The result: a melting pot of sounds and ideas that fused western popular music with local sensitivities. The Motown discussion suggest that this was as strong in Cambodia as elsewhere in the region, although it was not the sole inspiration for the Golden Era’s brand of rock n roll. 
Technology also played a part, suggests Clinton Walker, another ‘Motown’ panelist: “The question of where their equipment came from is important. I suspect that artists had to improvise with what they could find or afford. This caused the music to change even further.”

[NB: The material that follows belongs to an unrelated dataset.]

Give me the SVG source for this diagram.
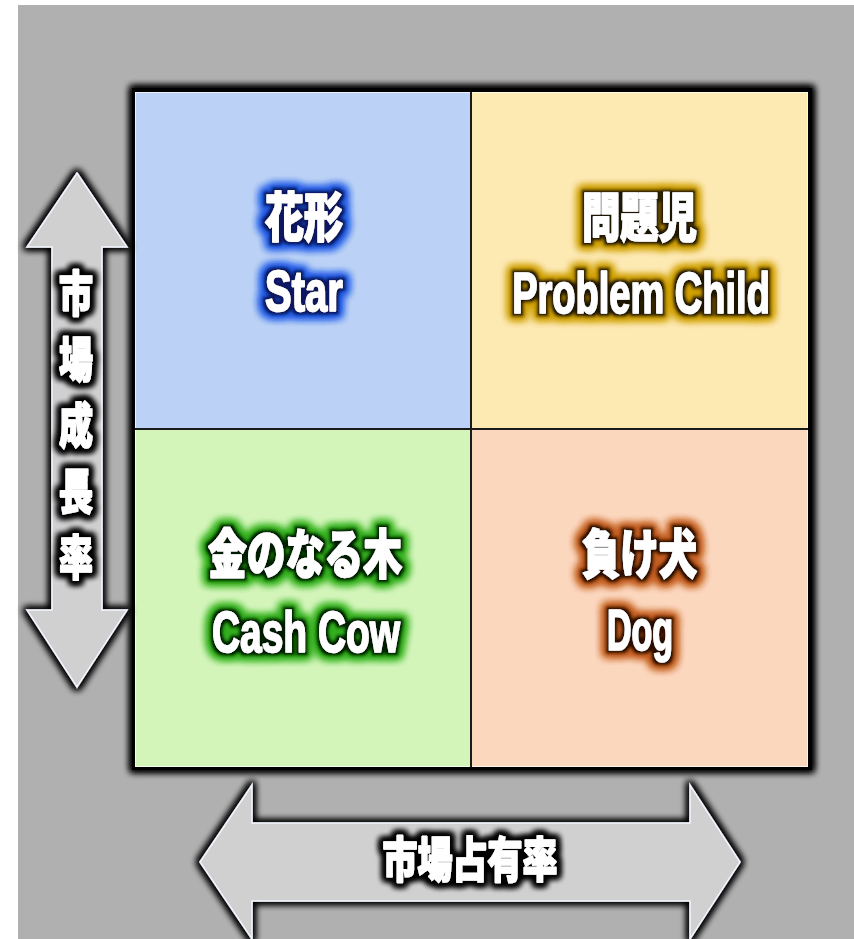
<svg xmlns="http://www.w3.org/2000/svg" width="854" height="939" viewBox="0 0 854 939">
<style>
.t{font-family:"Liberation Sans","Noto Sans CJK JP",sans-serif;font-weight:900;fill:#ffffff;stroke:#ffffff;stroke-width:1.6;stroke-linejoin:round;text-anchor:middle}
.q{font-size:53px}
.l{font-size:57px}
.ax{font-size:48px}
.arrow{fill:#d0d0d0;stroke:#f4f6ff;stroke-width:1.5;stroke-linejoin:miter}
</style>
<defs>
<filter id="shadow" x="-20%" y="-20%" width="140%" height="140%">
<feMorphology in="SourceAlpha" operator="dilate" radius="2" result="d"/>
<feGaussianBlur in="d" stdDeviation="3.5" result="b"/>
<feFlood flood-color="#000"/>
<feComposite in2="b" operator="in" result="s"/>
<feMerge><feMergeNode in="s"/><feMergeNode in="s"/><feMergeNode in="SourceGraphic"/></feMerge>
</filter>
<filter id="gBlue" x="-50%" y="-80%" width="200%" height="260%">
<feMorphology in="SourceAlpha" operator="dilate" radius="5" result="d1"/>
<feGaussianBlur in="d1" stdDeviation="4.5" result="b1"/>
<feFlood flood-color="#2a5ee8"/>
<feComposite in2="b1" operator="in" result="o"/>
<feMorphology in="SourceAlpha" operator="dilate" radius="2.5" result="d2"/>
<feGaussianBlur in="d2" stdDeviation="1.5" result="b2"/>
<feFlood flood-color="#081660"/>
<feComposite in2="b2" operator="in" result="i"/>
<feMerge><feMergeNode in="o"/><feMergeNode in="o"/><feMergeNode in="o"/><feMergeNode in="i"/><feMergeNode in="SourceGraphic"/></feMerge>
</filter>
<filter id="gYellow" x="-50%" y="-80%" width="200%" height="260%">
<feMorphology in="SourceAlpha" operator="dilate" radius="5" result="d1"/>
<feGaussianBlur in="d1" stdDeviation="4.5" result="b1"/>
<feFlood flood-color="#d0a000"/>
<feComposite in2="b1" operator="in" result="o"/>
<feMorphology in="SourceAlpha" operator="dilate" radius="2.5" result="d2"/>
<feGaussianBlur in="d2" stdDeviation="1.5" result="b2"/>
<feFlood flood-color="#1a1200"/>
<feComposite in2="b2" operator="in" result="i"/>
<feMerge><feMergeNode in="o"/><feMergeNode in="o"/><feMergeNode in="o"/><feMergeNode in="i"/><feMergeNode in="SourceGraphic"/></feMerge>
</filter>
<filter id="gGreen" x="-50%" y="-80%" width="200%" height="260%">
<feMorphology in="SourceAlpha" operator="dilate" radius="5" result="d1"/>
<feGaussianBlur in="d1" stdDeviation="4.5" result="b1"/>
<feFlood flood-color="#34b024"/>
<feComposite in2="b1" operator="in" result="o"/>
<feMorphology in="SourceAlpha" operator="dilate" radius="2.5" result="d2"/>
<feGaussianBlur in="d2" stdDeviation="1.5" result="b2"/>
<feFlood flood-color="#001a00"/>
<feComposite in2="b2" operator="in" result="i"/>
<feMerge><feMergeNode in="o"/><feMergeNode in="o"/><feMergeNode in="o"/><feMergeNode in="i"/><feMergeNode in="SourceGraphic"/></feMerge>
</filter>
<filter id="gOrange" x="-50%" y="-80%" width="200%" height="260%">
<feMorphology in="SourceAlpha" operator="dilate" radius="5" result="d1"/>
<feGaussianBlur in="d1" stdDeviation="4.5" result="b1"/>
<feFlood flood-color="#c45e26"/>
<feComposite in2="b1" operator="in" result="o"/>
<feMorphology in="SourceAlpha" operator="dilate" radius="2.5" result="d2"/>
<feGaussianBlur in="d2" stdDeviation="1.5" result="b2"/>
<feFlood flood-color="#2a0c00"/>
<feComposite in2="b2" operator="in" result="i"/>
<feMerge><feMergeNode in="o"/><feMergeNode in="o"/><feMergeNode in="o"/><feMergeNode in="i"/><feMergeNode in="SourceGraphic"/></feMerge>
</filter>
<filter id="gBlack" x="-50%" y="-80%" width="200%" height="260%">
<feMorphology in="SourceAlpha" operator="dilate" radius="3" result="d1"/>
<feGaussianBlur in="d1" stdDeviation="3" result="b1"/>
<feFlood flood-color="#000"/>
<feComposite in2="b1" operator="in" result="o"/>
<feMerge><feMergeNode in="o"/><feMergeNode in="o"/><feMergeNode in="o"/><feMergeNode in="SourceGraphic"/></feMerge>
</filter>
</defs>

<rect x="0" y="0" width="854" height="939" fill="#ffffff"/>
<rect x="18" y="5" width="836" height="934" fill="#b0b0b0"/>

<g id="matrix">
<rect x="132" y="88" width="680" height="682" fill="#000" filter="url(#shadow)"/>
<rect x="135" y="92" width="335" height="336" fill="#bbd2f6"/>
<rect x="472" y="92" width="336" height="336" fill="#fdeab3"/>
<rect x="135" y="430" width="335" height="337" fill="#d3f5b9"/>
<rect x="472" y="430" width="336" height="337" fill="#fbd7bd"/>
<rect x="135.5" y="92.5" width="672" height="674" fill="none" stroke="#ffffff" stroke-opacity="0.7" stroke-width="1"/>
<line x1="471" y1="92" x2="471" y2="767" stroke="#1a1a1a" stroke-width="2"/>
<line x1="135" y1="429" x2="808" y2="429" stroke="#1a1a1a" stroke-width="2"/>
</g>

<g id="star">
<text class="t q" x="304" y="237" textLength="78" lengthAdjust="spacingAndGlyphs" filter="url(#gBlue)">花形</text>
<g filter="url(#gBlue)"><text class="t l" transform="translate(304,311) scale(0.72,1)" x="0" y="0" textLength="108" lengthAdjust="spacingAndGlyphs">Star</text></g>
</g>
<g id="problem-child">
<text class="t q" x="639.5" y="237" textLength="115" lengthAdjust="spacingAndGlyphs" filter="url(#gYellow)">問題児</text>
<g filter="url(#gYellow)"><text class="t l" transform="translate(641,313) scale(0.72,1)" x="0" y="0" textLength="358" lengthAdjust="spacingAndGlyphs">Problem Child</text></g>
</g>
<g id="cash-cow">
<text class="t q" x="305" y="574" textLength="194" lengthAdjust="spacingAndGlyphs" filter="url(#gGreen)">金のなる木</text>
<g filter="url(#gGreen)"><text class="t l" transform="translate(306,652) scale(0.72,1)" x="0" y="0" textLength="261" lengthAdjust="spacingAndGlyphs">Cash Cow</text></g>
</g>
<g id="dog">
<text class="t q" x="639.5" y="574" textLength="115" lengthAdjust="spacingAndGlyphs" filter="url(#gOrange)">負け犬</text>
<g filter="url(#gOrange)"><text class="t l" transform="translate(640,650) scale(0.72,1)" x="0" y="0" textLength="92" lengthAdjust="spacingAndGlyphs">Dog</text></g>
</g>

<g id="connectors">
<g id="axis-growth">
<path class="arrow" filter="url(#shadow)" d="M77,173 L127,247 L102,247 L102,610 L127,610 L77,687 L27,610 L52,610 L52,247 L27,247 Z"/>
<g filter="url(#gBlack)">
<text class="t ax" x="76" y="311" textLength="34" lengthAdjust="spacingAndGlyphs">市</text>
<text class="t ax" x="76" y="377" textLength="34" lengthAdjust="spacingAndGlyphs">場</text>
<text class="t ax" x="76" y="443" textLength="34" lengthAdjust="spacingAndGlyphs">成</text>
<text class="t ax" x="76" y="509" textLength="34" lengthAdjust="spacingAndGlyphs">長</text>
<text class="t ax" x="76" y="575" textLength="34" lengthAdjust="spacingAndGlyphs">率</text>
</g>
</g>
<g id="axis-share">
<path class="arrow" filter="url(#shadow)" d="M200,862 L252,785 L252,823 L690,823 L690,785 L740,862 L690,939 L690,901 L252,901 L252,939 Z"/>
<text class="t ax" x="470" y="877" textLength="175" lengthAdjust="spacingAndGlyphs" filter="url(#gBlack)">市場占有率</text>
</g>
</g>
</svg>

But what of the role of the Motown sound itself?  As Bradley and Werner suggest, songs such as Respect (Otis Redding) and Chain of Fools (Aretha Franklin) literally saved the lives of ‘grunts’, who, dehumanised by war, found solace in these Motor City tunes. However, as the wide-ranging discussion on Friday shows, the meanings of these tunes were different for Cambodian artists, adapting and playing them for local audiences. As Golden Era musician Keo Sinorn, of Doney Kasekor, shared: “If it was a good tune, easy lyrics, not too hard to play, that was good enough.”